Data breaches involving the theft of personal information coupled with a ransom demand are becoming commonplace. In some cases, the loss of privacy and actual harm sustained is significant; in other cases, it is slight. But in almost every case a class action is sure to follow.
In this case, the Court was faced with a motion for the class action certification arising from a data breach at Nissan Canada. The breach occurred in December 2017, when an unknown employee accessed the company’s database which contained the personal information of thousands of customers who leased or purchased their vehicle. The employee emailed a “sample” of stolen data to company executives and demanded a ransom payment.
The Court noted that the stolen data involved four categories of personal information. The first three – names and addresses, vehicle models and VINs, and lease or loan terms – could not be described as private information. The fourth category – the customer’s credit score – was considered private information.
The Court found that the five procedural requirements for class action certification were met and the action was certified. First, the Court concluded that there was a satisfactory cause of action. Assuming the facts as pleaded were true, each of the three main claims – vicarious liability (for intrusion), negligence, and breach of contract – were sufficiently pleaded and disclosed a cause of action.

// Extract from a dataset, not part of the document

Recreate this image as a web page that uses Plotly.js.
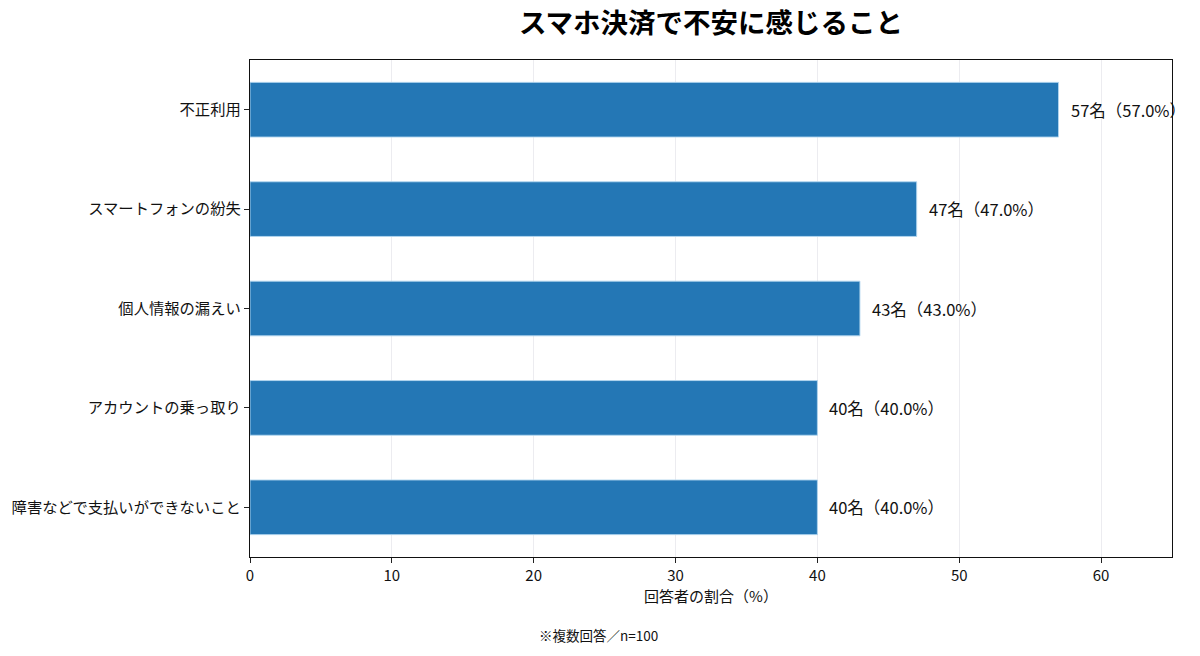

Second, the Court found that there was sufficient evidence of an identifiable class of two or more persons. The class was defined as:
All persons resident in Canada, including their estates, executors or personal representatives but excluding persons resident in Quebec, who (1) provided personal information to one or more of the defendants (or any of their affiliates or subsidiaries) when financing a lease or purchase of a Nissan vehicle over the five years ending on December 11, 2017 and (2) received a notice letter from Nissan about the December 2017 data breach.
Third, the Court found that there were four issues to be certified as common issues – vicarious liability for intrusion upon seclusion, duty and standard of care, aggregate damages, and the entitlement to punitive damages.
Fourth, the Court held that a class action was a preferable procedure as it would allow both the vicarious liability and the aggregate damages issues to be decided “once and for all on a class-wide basis.” It was also preferable from an access to justice and judicial economy perspective.
Finally, the Court concluded that the proposed representative Plaintiffs were suitable.
Privacy and cyber breaches are here to stay. Companies need to be cognizant of the risks that result from breaches. These include negative press, lost revenue, damages payable to customers and significant legal fees. In light of this, organizations must take proactive measures to limit their liability before a breach occurs. Most notably, businesses should restrict access to sensitive data; create policies and procedures restricting usage; and, enact a data retention policy. Finally, insurance plays a key role in minimizing an organization’s risk exposure.